Exercise goal:
Retype all the entries word for word, but omit the pictures.

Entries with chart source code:
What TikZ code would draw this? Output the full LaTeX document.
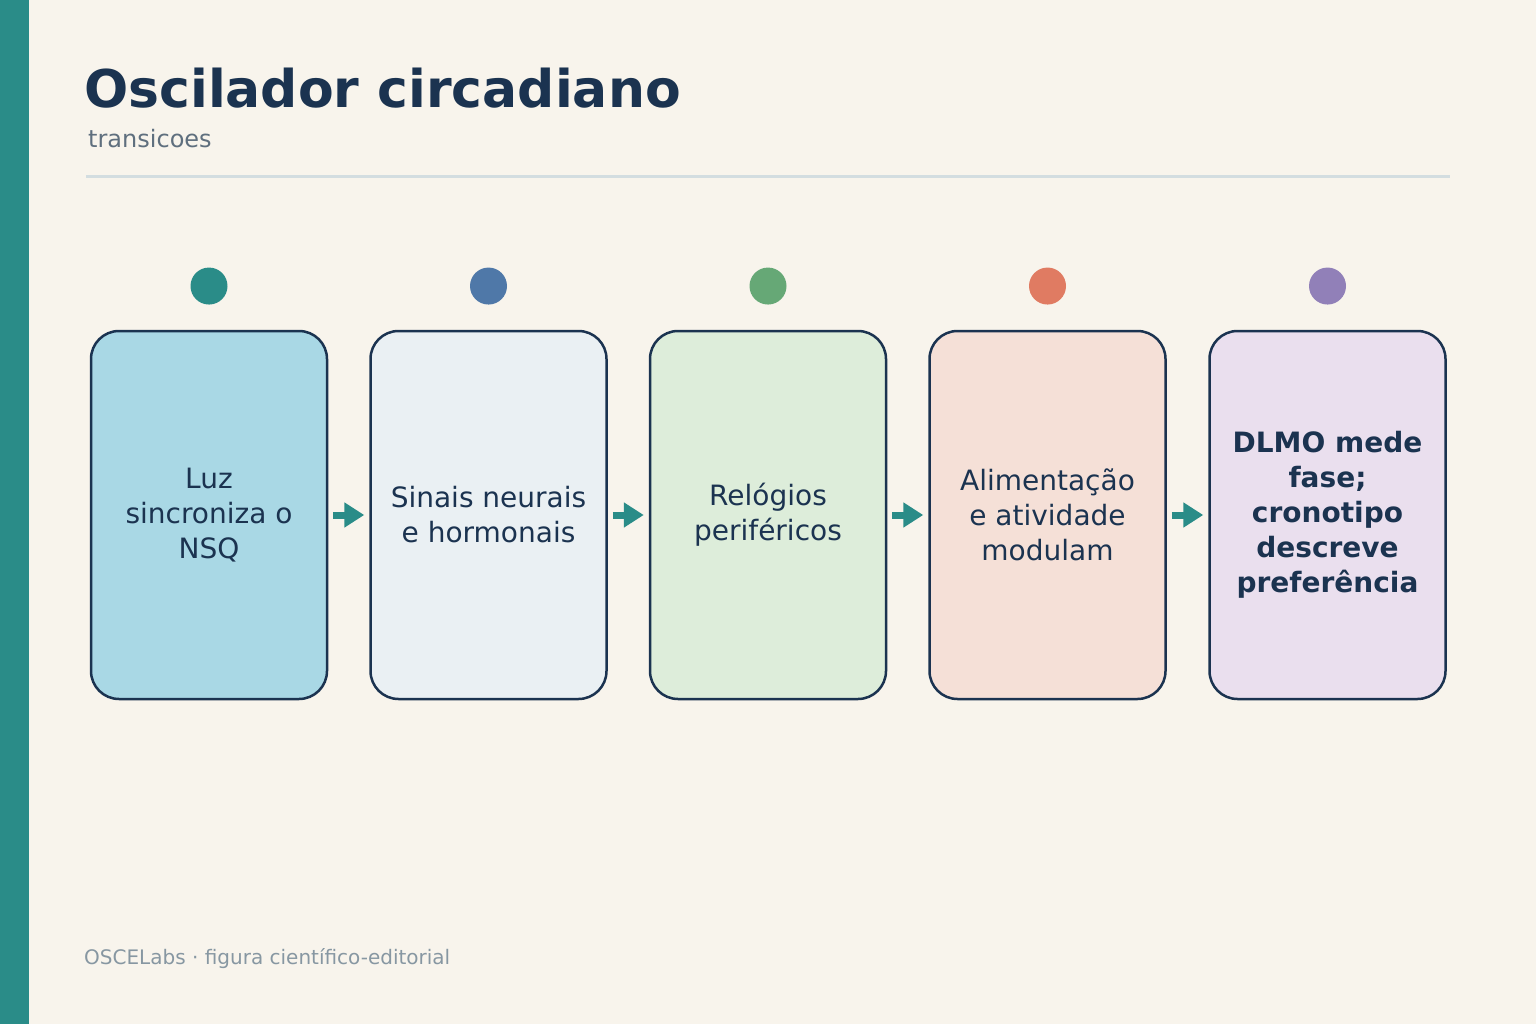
\documentclass[tikz,border=0pt]{standalone}
\usepackage{fontspec}
\setmainfont{DejaVu Sans}
\usetikzlibrary{arrows.meta,positioning}

\definecolor{paper}{HTML}{F8F4EC}
\definecolor{navy}{HTML}{1B3350}
\definecolor{tealc}{HTML}{2A8C88}
\definecolor{subgray}{HTML}{5F6F7E}
\definecolor{footgray}{HTML}{8797A2}
\definecolor{rulegray}{HTML}{D3DDE0}
\definecolor{fillone}{HTML}{A9D8E5}
\definecolor{filltwo}{HTML}{EAF0F3}
\definecolor{fillthree}{HTML}{DDEDDA}
\definecolor{fillfour}{HTML}{F5E0D7}
\definecolor{fillfive}{HTML}{EADFEE}
\definecolor{dotblue}{HTML}{4F78A8}
\definecolor{dotgreen}{HTML}{66A876}
\definecolor{dotred}{HTML}{E07B62}
\definecolor{dotpurple}{HTML}{9180B8}

\begin{document}
\begin{tikzpicture}[x=1pt,y=-1pt]
    % Define the styles for the stages, dots and arrows
    \tikzstyle{stage}=[rectangle, rounded corners=28pt, draw=navy, line width=2.5pt, text=navy, align=center, minimum width=236pt, minimum height=368pt, font=\fontsize{28}{35}\selectfont]
    \tikzstyle{dot}=[circle, minimum size=37pt, inner sep=0pt]
    \tikzstyle{arrow}=[draw=tealc, line width=7pt, -{Triangle[length=20pt,width=24pt]}, shorten <=5pt, shorten >=5pt]

    % Background, side bar and header
    \fill[paper] (0,0) rectangle (1536,1024);
    \fill[tealc] (0,0) rectangle (29,1024);
    \node[anchor=base west, inner sep=0pt, text=navy, font=\fontsize{52}{60}\selectfont\bfseries] (title) at (84,108) {Oscilador circadiano};
    \node[anchor=base west, inner sep=0pt, text=subgray, font=\fontsize{24}{28}\selectfont] (subtitle) at (88,148) {transicoes};
    \draw[rulegray, line width=3pt] (86,177) -- (1450,177);

    % Draw the stages
    \node[stage, fill=fillone] (luz) at (209,515) {Luz\\sincroniza o\\NSQ};
    \node[stage, fill=filltwo] (sinais) at (488.5,515) {Sinais neurais\\e hormonais};
    \node[stage, fill=fillthree] (relogios) at (768,515) {Relógios\\periféricos};
    \node[stage, fill=fillfour] (alimentacao) at (1047.5,515) {Alimentação\\e atividade\\modulam};
    \node[stage, fill=fillfive, font=\fontsize{28}{35}\selectfont\bfseries] (dlmo) at (1327.5,515) {DLMO mede\\fase;\\cronotipo\\descreve\\preferência};

    % Draw the dots above the stages
    \node[dot, fill=tealc, above=25pt of luz] (dot_luz) {};
    \node[dot, fill=dotblue, above=25pt of sinais] (dot_sinais) {};
    \node[dot, fill=dotgreen, above=25pt of relogios] (dot_relogios) {};
    \node[dot, fill=dotred, above=25pt of alimentacao] (dot_alimentacao) {};
    \node[dot, fill=dotpurple, above=25pt of dlmo] (dot_dlmo) {};

    % Draw the arrows between the stages
    \draw[arrow] (luz) -- (sinais);
    \draw[arrow] (sinais) -- (relogios);
    \draw[arrow] (relogios) -- (alimentacao);
    \draw[arrow] (alimentacao) -- (dlmo);

    % Footer
    \node[anchor=base west, inner sep=0pt, text=footgray, font=\fontsize{20}{24}\selectfont] (footer) at (84,964) {OSCELabs · figura científico-editorial};
\end{tikzpicture}
\end{document}
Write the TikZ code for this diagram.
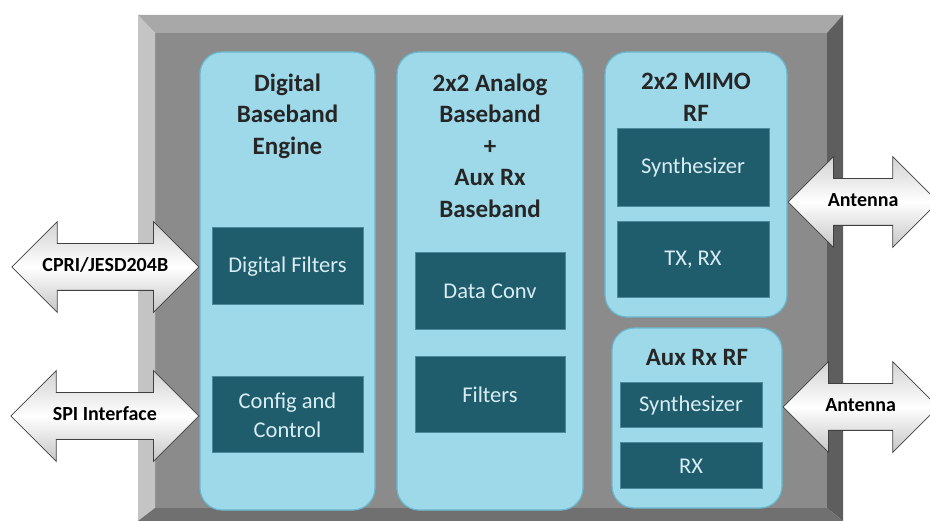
\documentclass[tikz,border=0pt]{standalone}
\usepackage{fontspec}
\setmainfont{Carlito}
\usetikzlibrary{shapes.arrows}
\definecolor{chipface}{HTML}{8B8B8B}
\definecolor{bevtop}{HTML}{A8A8A8}
\definecolor{bevleft}{HTML}{C4C4C4}
\definecolor{bevright}{HTML}{5E5E5E}
\definecolor{bevbot}{HTML}{707070}
\definecolor{panelfill}{HTML}{9ED9EA}
\definecolor{panelline}{HTML}{6AB8CE}
\definecolor{blkfill}{HTML}{205D6C}
\definecolor{blkline}{HTML}{4A8A9C}
\definecolor{blktext}{HTML}{D8EDF3}
\tikzset{
  panel/.style={draw=panelline,fill=panelfill,line width=1.2pt,rounded corners=22pt},
  title/.style={anchor=north,yshift=-22pt,align=center,inner sep=0pt,text=black!85,
    font=\bfseries\fontsize{25}{31.5}\selectfont},
  blk/.style={draw=blkline,fill=blkfill,line width=1pt,text=blktext,align=center,
    font=\fontsize{22.5}{29}\selectfont},
  io/.style={double arrow,double arrow head extend=22pt,draw=black!75,line width=0.8pt,
    top color=gray!35,bottom color=gray!45,middle color=white,text=black,
    font=\bfseries\fontsize{20}{22}\selectfont,text height=13pt,text depth=4pt,
    inner ysep=14.5pt,inner xsep=0pt}
}
\begin{document}
\begin{tikzpicture}[x=1pt,y=-1pt]
  \useasboundingbox (0,0) rectangle (930,521);
  % chip body
  \fill[chipface] (155,33) rectangle (827,508);
  \fill[bevtop] (138,15) -- (843,15) -- (827,33) -- (155,33) -- cycle;
  \fill[bevleft] (138,15) -- (155,33) -- (155,508) -- (138,521) -- cycle;
  \fill[bevright] (843,15) -- (843,521) -- (827,508) -- (827,33) -- cycle;
  \fill[bevbot] (138,521) -- (155,508) -- (827,508) -- (843,521) -- cycle;
  % panels
  \node[panel,minimum width=175pt,minimum height=458pt] (dbe) at (287.5,281) {};
  \node[panel,minimum width=186pt,minimum height=458pt] (abb) at (490,281) {};
  \node[panel,minimum width=182pt,minimum height=265pt] (mimo) at (696,184.5) {};
  \node[panel,minimum width=170pt,minimum height=180pt] (aux) at (697,418) {};
  \node[title] (dbeT) at (dbe.north) {Digital\\Baseband\\Engine};
  \node[title] (abbT) at (abb.north) {2x2 Analog\\Baseband\\+\\Aux Rx\\Baseband};
  \node[title] (mimoT) at (mimo.north) {2x2 MIMO\\RF};
  \node[title] (auxT) at (aux.north) {Aux Rx RF};
  % blocks
  \node[blk,minimum width=151pt,minimum height=77pt] (filt) at (287.5,266.5) {Digital Filters};
  \node[blk,minimum width=151pt,minimum height=76pt] (cfg) at (287.5,415) {Config and\\Control};
  \node[blk,minimum width=150pt,minimum height=77pt] (conv) at (490,291.5) {Data Conv};
  \node[blk,minimum width=150pt,minimum height=76pt] (afilt) at (490,395) {Filters};
  \node[blk,minimum width=152pt,minimum height=78pt] (syn) at (693,168) {Synthesizer};
  \node[blk,minimum width=152pt,minimum height=76pt] (trx) at (693,260) {TX, RX};
  \node[blk,minimum width=142pt,minimum height=45pt] (asyn) at (691,405.5) {Synthesizer};
  \node[blk,minimum width=142pt,minimum height=46pt] (arx) at (691,466) {RX};
  % interfaces
  \node[io,minimum height=187pt,anchor=east] (cpri) at (dbe.west |- 0,267) {CPRI/JESD204B};
  \node[io,minimum height=188pt,anchor=east] (spi) at (dbe.west |- 0,416) {SPI Interface};
  \node[io,minimum height=150pt,anchor=west] (ant1) at (mimo.east |- 0,202) {Antenna};
  \node[io,minimum height=155pt,anchor=west] (ant2) at (aux.east |- 0,407) {Antenna};
\end{tikzpicture}
\end{document}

Reply:
What TikZ code would draw this? Output the full LaTeX document.
\documentclass[tikz,border=0pt]{standalone}
\usepackage{fontspec}
\setmainfont{DejaVu Sans}
\usetikzlibrary{arrows.meta,positioning}

\definecolor{paper}{HTML}{F8F4EC}
\definecolor{navy}{HTML}{1B3350}
\definecolor{tealc}{HTML}{2A8C88}
\definecolor{subgray}{HTML}{5F6F7E}
\definecolor{footgray}{HTML}{8797A2}
\definecolor{rulegray}{HTML}{D3DDE0}
\definecolor{fillone}{HTML}{A9D8E5}
\definecolor{filltwo}{HTML}{EAF0F3}
\definecolor{fillthree}{HTML}{DDEDDA}
\definecolor{fillfour}{HTML}{F5E0D7}
\definecolor{fillfive}{HTML}{EADFEE}
\definecolor{dotblue}{HTML}{4F78A8}
\definecolor{dotgreen}{HTML}{66A876}
\definecolor{dotred}{HTML}{E07B62}
\definecolor{dotpurple}{HTML}{9180B8}

\begin{document}
\begin{tikzpicture}[x=1pt,y=-1pt]
    % Define the styles for the stages, dots and arrows
    \tikzstyle{stage}=[rectangle, rounded corners=28pt, draw=navy, line width=2.5pt, text=navy, align=center, minimum width=236pt, minimum height=368pt, font=\fontsize{28}{35}\selectfont]
    \tikzstyle{dot}=[circle, minimum size=37pt, inner sep=0pt]
    \tikzstyle{arrow}=[draw=tealc, line width=7pt, -{Triangle[length=20pt,width=24pt]}, shorten <=5pt, shorten >=5pt]

    % Background, side bar and header
    \fill[paper] (0,0) rectangle (1536,1024);
    \fill[tealc] (0,0) rectangle (29,1024);
    \node[anchor=base west, inner sep=0pt, text=navy, font=\fontsize{52}{60}\selectfont\bfseries] (title) at (84,108) {Oscilador circadiano};
    \node[anchor=base west, inner sep=0pt, text=subgray, font=\fontsize{24}{28}\selectfont] (subtitle) at (88,148) {transicoes};
    \draw[rulegray, line width=3pt] (86,177) -- (1450,177);

    % Draw the stages
    \node[stage, fill=fillone] (luz) at (209,515) {Luz\\sincroniza o\\NSQ};
    \node[stage, fill=filltwo] (sinais) at (488.5,515) {Sinais neurais\\e hormonais};
    \node[stage, fill=fillthree] (relogios) at (768,515) {Relógios\\periféricos};
    \node[stage, fill=fillfour] (alimentacao) at (1047.5,515) {Alimentação\\e atividade\\modulam};
    \node[stage, fill=fillfive, font=\fontsize{28}{35}\selectfont\bfseries] (dlmo) at (1327.5,515) {DLMO mede\\fase;\\cronotipo\\descreve\\preferência};

    % Draw the dots above the stages
    \node[dot, fill=tealc, above=25pt of luz] (dot_luz) {};
    \node[dot, fill=dotblue, above=25pt of sinais] (dot_sinais) {};
    \node[dot, fill=dotgreen, above=25pt of relogios] (dot_relogios) {};
    \node[dot, fill=dotred, above=25pt of alimentacao] (dot_alimentacao) {};
    \node[dot, fill=dotpurple, above=25pt of dlmo] (dot_dlmo) {};

    % Draw the arrows between the stages
    \draw[arrow] (luz) -- (sinais);
    \draw[arrow] (sinais) -- (relogios);
    \draw[arrow] (relogios) -- (alimentacao);
    \draw[arrow] (alimentacao) -- (dlmo);

    % Footer
    \node[anchor=base west, inner sep=0pt, text=footgray, font=\fontsize{20}{24}\selectfont] (footer) at (84,964) {OSCELabs · figura científico-editorial};
\end{tikzpicture}
\end{document}
Write the TikZ code for this diagram.
\documentclass[tikz,border=0pt]{standalone}
\usepackage{fontspec}
\setmainfont{Carlito}
\usetikzlibrary{shapes.arrows}
\definecolor{chipface}{HTML}{8B8B8B}
\definecolor{bevtop}{HTML}{A8A8A8}
\definecolor{bevleft}{HTML}{C4C4C4}
\definecolor{bevright}{HTML}{5E5E5E}
\definecolor{bevbot}{HTML}{707070}
\definecolor{panelfill}{HTML}{9ED9EA}
\definecolor{panelline}{HTML}{6AB8CE}
\definecolor{blkfill}{HTML}{205D6C}
\definecolor{blkline}{HTML}{4A8A9C}
\definecolor{blktext}{HTML}{D8EDF3}
\tikzset{
  panel/.style={draw=panelline,fill=panelfill,line width=1.2pt,rounded corners=22pt},
  title/.style={anchor=north,yshift=-22pt,align=center,inner sep=0pt,text=black!85,
    font=\bfseries\fontsize{25}{31.5}\selectfont},
  blk/.style={draw=blkline,fill=blkfill,line width=1pt,text=blktext,align=center,
    font=\fontsize{22.5}{29}\selectfont},
  io/.style={double arrow,double arrow head extend=22pt,draw=black!75,line width=0.8pt,
    top color=gray!35,bottom color=gray!45,middle color=white,text=black,
    font=\bfseries\fontsize{20}{22}\selectfont,text height=13pt,text depth=4pt,
    inner ysep=14.5pt,inner xsep=0pt}
}
\begin{document}
\begin{tikzpicture}[x=1pt,y=-1pt]
  \useasboundingbox (0,0) rectangle (930,521);
  % chip body
  \fill[chipface] (155,33) rectangle (827,508);
  \fill[bevtop] (138,15) -- (843,15) -- (827,33) -- (155,33) -- cycle;
  \fill[bevleft] (138,15) -- (155,33) -- (155,508) -- (138,521) -- cycle;
  \fill[bevright] (843,15) -- (843,521) -- (827,508) -- (827,33) -- cycle;
  \fill[bevbot] (138,521) -- (155,508) -- (827,508) -- (843,521) -- cycle;
  % panels
  \node[panel,minimum width=175pt,minimum height=458pt] (dbe) at (287.5,281) {};
  \node[panel,minimum width=186pt,minimum height=458pt] (abb) at (490,281) {};
  \node[panel,minimum width=182pt,minimum height=265pt] (mimo) at (696,184.5) {};
  \node[panel,minimum width=170pt,minimum height=180pt] (aux) at (697,418) {};
  \node[title] (dbeT) at (dbe.north) {Digital\\Baseband\\Engine};
  \node[title] (abbT) at (abb.north) {2x2 Analog\\Baseband\\+\\Aux Rx\\Baseband};
  \node[title] (mimoT) at (mimo.north) {2x2 MIMO\\RF};
  \node[title] (auxT) at (aux.north) {Aux Rx RF};
  % blocks
  \node[blk,minimum width=151pt,minimum height=77pt] (filt) at (287.5,266.5) {Digital Filters};
  \node[blk,minimum width=151pt,minimum height=76pt] (cfg) at (287.5,415) {Config and\\Control};
  \node[blk,minimum width=150pt,minimum height=77pt] (conv) at (490,291.5) {Data Conv};
  \node[blk,minimum width=150pt,minimum height=76pt] (afilt) at (490,395) {Filters};
  \node[blk,minimum width=152pt,minimum height=78pt] (syn) at (693,168) {Synthesizer};
  \node[blk,minimum width=152pt,minimum height=76pt] (trx) at (693,260) {TX, RX};
  \node[blk,minimum width=142pt,minimum height=45pt] (asyn) at (691,405.5) {Synthesizer};
  \node[blk,minimum width=142pt,minimum height=46pt] (arx) at (691,466) {RX};
  % interfaces
  \node[io,minimum height=187pt,anchor=east] (cpri) at (dbe.west |- 0,267) {CPRI/JESD204B};
  \node[io,minimum height=188pt,anchor=east] (spi) at (dbe.west |- 0,416) {SPI Interface};
  \node[io,minimum height=150pt,anchor=west] (ant1) at (mimo.east |- 0,202) {Antenna};
  \node[io,minimum height=155pt,anchor=west] (ant2) at (aux.east |- 0,407) {Antenna};
\end{tikzpicture}
\end{document}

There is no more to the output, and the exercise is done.